PROBLEM: Return every record below exactly as written, omitting any pictures.

DATA RECORDS:
┄┄┄┄┄┄┄┄┄┄┄┄┄┄┄┄┄┄┄┄

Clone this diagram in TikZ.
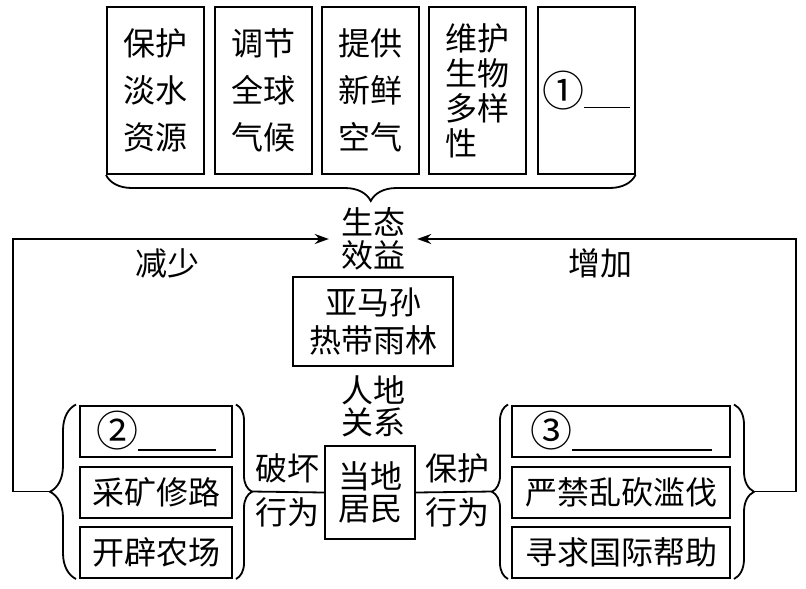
\documentclass[tikz,border=0pt]{standalone}
\usepackage{fontspec}
\newfontfamily\cjk{Noto Sans CJK SC}
\newcommand{\circno}[1]{{\fontsize{42}{42}\selectfont\raisebox{-2pt}{#1}}}
\usetikzlibrary{arrows.meta,decorations.pathreplacing}

\tikzset{
	every node/.style={font=\cjk\fontsize{32}{36}\selectfont, inner sep=0pt},
	topbox/.style={draw, line width=2pt, minimum width=97pt, minimum height=167pt, align=center},
	rowbox/.style={draw, line width=2pt, minimum height=51pt},
	lbl/.style={align=center},
	link/.style={line width=1.8pt},
	arr/.style={link, -{Stealth[length=14pt,width=10pt]}},
	brc/.style={line width=1.8pt, decorate, decoration={brace, amplitude=#1}},
	brc/.default=26pt
}

\begin{document}
\begin{tikzpicture}[x=1pt,y=-1pt]
	\useasboundingbox (0,0) rectangle (806,589);

	% ecological benefits
	\node[topbox, font=\cjk\fontsize{32}{47}\selectfont] (b1) at (155.5,90.5) {保护\\淡水\\资源};
	\node[topbox, font=\cjk\fontsize{32}{47}\selectfont] (b2) at (263,90.5) {调节\\全球\\气候};
	\node[topbox, font=\cjk\fontsize{32}{47}\selectfont] (b3) at (370.5,90.5) {提供\\新鲜\\空气};
	\node[topbox, align=left, font=\cjk\fontsize{32}{35}\selectfont] (b4) at (477.5,90.5) {维护\\生物\\多样\\性};
	\node[topbox] (b5) at (586,90.5) {\circno{①}\rule[-4pt]{46pt}{1.5pt}};
	\draw[brc] (b5.south east) -- (b1.south west);

	\node[lbl, inner xsep=12pt, font=\cjk\fontsize{32}{33}\selectfont] (eco) at (373,239) {生态\\效益};
	\node (less) at (167,263) {减少};
	\node (more) at (600,263) {增加};

	\node[draw, line width=2pt, minimum width=160pt, minimum height=89pt, align=center,
		font=\cjk\fontsize{32}{38}\selectfont] (rf) at (373,321.5) {亚马孙\\热带雨林};
	\node[lbl, font=\cjk\fontsize{32}{32}\selectfont] (rel) at (373,406) {人地\\关系};

	% local residents
	\node[draw, line width=2pt, minimum width=90pt, minimum height=93pt, align=center,
		font=\cjk\fontsize{32}{32}\selectfont] (home) at (370,492.5) {当地\\居民};
	\node (bad1) at (287,468) {破坏};
	\node (bad2) at (287,512) {行为};
	\node (good1) at (457,468) {保护};
	\node (good2) at (457,512) {行为};

	% destroying
	\node[rowbox, minimum width=152pt] (l1) at (156,431) {\circno{②}\rule[-6pt]{78pt}{1.5pt}};
	\node[rowbox, minimum width=152pt] (l2) at (156,492.5) {采矿修路};
	\node[rowbox, minimum width=152pt] (l3) at (156,552.5) {开辟农场};

	% protecting
	\node[rowbox, minimum width=218pt] (r1) at (621,431) {\circno{③}\rule[-6pt]{140pt}{1.5pt}};
	\node[rowbox, minimum width=218pt] (r2) at (621,492.5) {严禁乱砍滥伐};
	\node[rowbox, minimum width=218pt] (r3) at (621,552.5) {寻求国际帮助};

	\draw[brc=26pt] ([xshift=-3pt]l3.south west) -- ([xshift=-3pt]l1.north west);
	\draw[brc=16pt] ([xshift=3pt]l1.north east) -- ([xshift=3pt]l3.south east);
	\draw[brc=16pt] ([xshift=-3pt]r3.south west) -- ([xshift=-3pt]r1.north west);
	\draw[brc=20pt] ([xshift=3pt]r1.north east) -- ([xshift=3pt]r3.south east);

	\coordinate (ltip) at (51,491.5);
	\coordinate (lc) at (13,491.5);
	\coordinate (lmid) at (251,491.5);
	\coordinate (rmid) at (493,491.5);
	\coordinate (rtip) at (753,491.5);
	\coordinate (rc) at (796,491.5);

	\draw[arr] (ltip) -- (lc) |- (eco.west);
	\draw[arr] (rtip) -- (rc) |- (eco.east);
	\path[link]
	(lmid) edge (home.west)
	(home.east) edge (rmid);
\end{tikzpicture}
\end{document}
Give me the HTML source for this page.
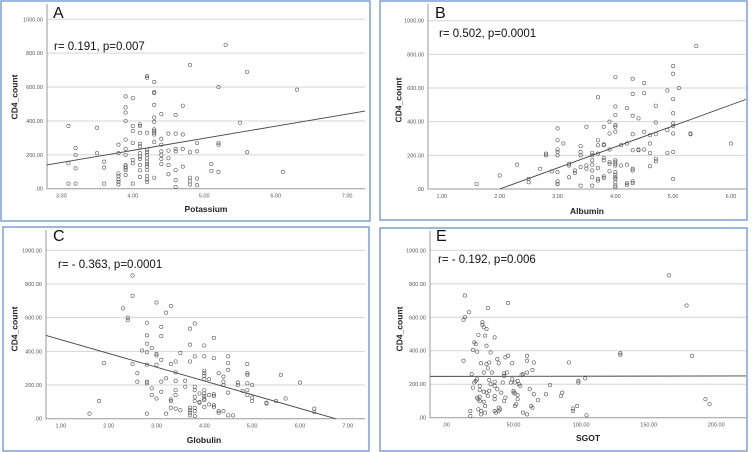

┄┄┄┄┄┄┄┄┄┄┄┄┄┄┄┄┄┄┄┄

REPLY:
Clone this diagram in TikZ.
\documentclass[tikz,border=0pt]{standalone}
\usepackage{fontspec}
\newfontfamily\cjk{Noto Sans CJK SC}
\newcommand{\circno}[1]{{\fontsize{42}{42}\selectfont\raisebox{-2pt}{#1}}}
\usetikzlibrary{arrows.meta,decorations.pathreplacing}

\tikzset{
	every node/.style={font=\cjk\fontsize{32}{36}\selectfont, inner sep=0pt},
	topbox/.style={draw, line width=2pt, minimum width=97pt, minimum height=167pt, align=center},
	rowbox/.style={draw, line width=2pt, minimum height=51pt},
	lbl/.style={align=center},
	link/.style={line width=1.8pt},
	arr/.style={link, -{Stealth[length=14pt,width=10pt]}},
	brc/.style={line width=1.8pt, decorate, decoration={brace, amplitude=#1}},
	brc/.default=26pt
}

\begin{document}
\begin{tikzpicture}[x=1pt,y=-1pt]
	\useasboundingbox (0,0) rectangle (806,589);

	% ecological benefits
	\node[topbox, font=\cjk\fontsize{32}{47}\selectfont] (b1) at (155.5,90.5) {保护\\淡水\\资源};
	\node[topbox, font=\cjk\fontsize{32}{47}\selectfont] (b2) at (263,90.5) {调节\\全球\\气候};
	\node[topbox, font=\cjk\fontsize{32}{47}\selectfont] (b3) at (370.5,90.5) {提供\\新鲜\\空气};
	\node[topbox, align=left, font=\cjk\fontsize{32}{35}\selectfont] (b4) at (477.5,90.5) {维护\\生物\\多样\\性};
	\node[topbox] (b5) at (586,90.5) {\circno{①}\rule[-4pt]{46pt}{1.5pt}};
	\draw[brc] (b5.south east) -- (b1.south west);

	\node[lbl, inner xsep=12pt, font=\cjk\fontsize{32}{33}\selectfont] (eco) at (373,239) {生态\\效益};
	\node (less) at (167,263) {减少};
	\node (more) at (600,263) {增加};

	\node[draw, line width=2pt, minimum width=160pt, minimum height=89pt, align=center,
		font=\cjk\fontsize{32}{38}\selectfont] (rf) at (373,321.5) {亚马孙\\热带雨林};
	\node[lbl, font=\cjk\fontsize{32}{32}\selectfont] (rel) at (373,406) {人地\\关系};

	% local residents
	\node[draw, line width=2pt, minimum width=90pt, minimum height=93pt, align=center,
		font=\cjk\fontsize{32}{32}\selectfont] (home) at (370,492.5) {当地\\居民};
	\node (bad1) at (287,468) {破坏};
	\node (bad2) at (287,512) {行为};
	\node (good1) at (457,468) {保护};
	\node (good2) at (457,512) {行为};

	% destroying
	\node[rowbox, minimum width=152pt] (l1) at (156,431) {\circno{②}\rule[-6pt]{78pt}{1.5pt}};
	\node[rowbox, minimum width=152pt] (l2) at (156,492.5) {采矿修路};
	\node[rowbox, minimum width=152pt] (l3) at (156,552.5) {开辟农场};

	% protecting
	\node[rowbox, minimum width=218pt] (r1) at (621,431) {\circno{③}\rule[-6pt]{140pt}{1.5pt}};
	\node[rowbox, minimum width=218pt] (r2) at (621,492.5) {严禁乱砍滥伐};
	\node[rowbox, minimum width=218pt] (r3) at (621,552.5) {寻求国际帮助};

	\draw[brc=26pt] ([xshift=-3pt]l3.south west) -- ([xshift=-3pt]l1.north west);
	\draw[brc=16pt] ([xshift=3pt]l1.north east) -- ([xshift=3pt]l3.south east);
	\draw[brc=16pt] ([xshift=-3pt]r3.south west) -- ([xshift=-3pt]r1.north west);
	\draw[brc=20pt] ([xshift=3pt]r1.north east) -- ([xshift=3pt]r3.south east);

	\coordinate (ltip) at (51,491.5);
	\coordinate (lc) at (13,491.5);
	\coordinate (lmid) at (251,491.5);
	\coordinate (rmid) at (493,491.5);
	\coordinate (rtip) at (753,491.5);
	\coordinate (rc) at (796,491.5);

	\draw[arr] (ltip) -- (lc) |- (eco.west);
	\draw[arr] (rtip) -- (rc) |- (eco.east);
	\path[link]
	(lmid) edge (home.west)
	(home.east) edge (rmid);
\end{tikzpicture}
\end{document}
Give me the HTML source for this page.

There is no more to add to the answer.